Since you tagged this as C++, here is a very simple solution using simple modulus and division in a loop. No conversion to string is done.

#include <iostream>
#include <bitset>

bool is_unique_digits(int num)
{
    std::bitset<10> numset = 0;
    while (num > 0)
    {
        // get last digit
        int val = num % 10;

       // if bit is on, then this digit is unique
        if (numset[val])
            return false;

        // turn bit on and remove last digit from number
        numset.set(val);
        num /= 10;
    }
    return true;
}

int main()
{
    for (int i = 97; i <= 113; ++i)
    {
        if (is_unique_digits(i))
            std::cout << i << "\n";
    }
}

The is_unique_digit function simply takes the number and repeatedly extracts the digits from it by taking the last digit in the number.
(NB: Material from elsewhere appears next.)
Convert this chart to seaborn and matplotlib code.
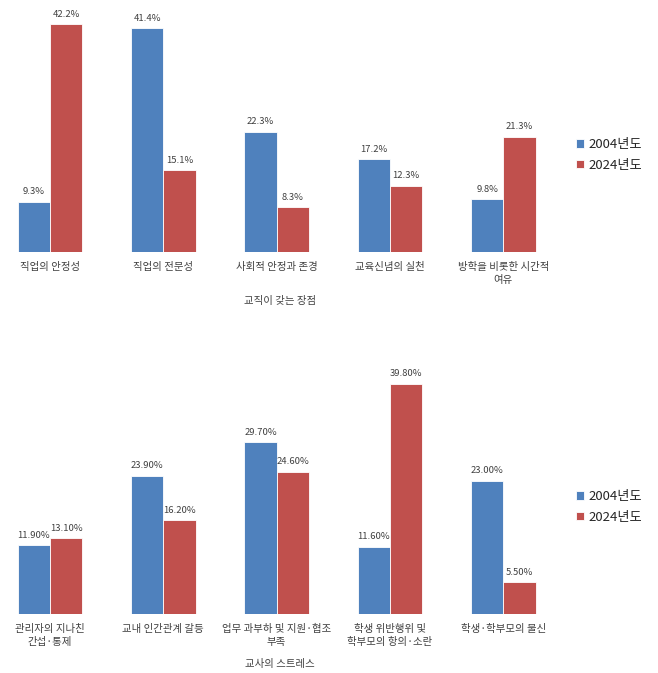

Then this digit is tested to see if the same digit appears in the bitset. If the number already exists, false is immediately returned.

If the number is not in the bitset, then the bit that corresponds to that digit is turned "on" and the number is divided by 10 (effectively removing the last digit from the number). If the loop completes, then true is returned.

Live Example

Answer 2

As an idea for a design:

• print the number to a string, if it isn't a string already;

• declare an array of int d[10]; and set it to all zeroes

• for each ascii digit c of the string,

  if (d[c-'0']==1) return 0; // this digit exists already in the number

  else d[c-'0']= 1;

Answer 3

just put if(checker==0)printf("%d ",start); outside of second loop the loop

like this

for (int i = 0; i < itemCount - 1; i++)
    { 
            for (int j = i + 1; j < itemCount; j++)
            {
                if (nums[i] == nums[j])
                {
                   checker++;
                   break;
                }
            }
    }

    if(checker==0)
        printf("%d ",start);
        checker=0;

However instead of using two nested for loop you can use count array which is more efficient

Answer 4

to check 1 number, you can do

X=10; //number to analyze
char counts[10]; for int i=0;i<10;i++) counts[i]=0;
char number[10];
sprintf(&number,"%s",X); bool bad=false;
for(int i=0;i<strlen(number);i++) 
{
 if(++counts[number[i]-'0']>1) {bad=true;break;}
}`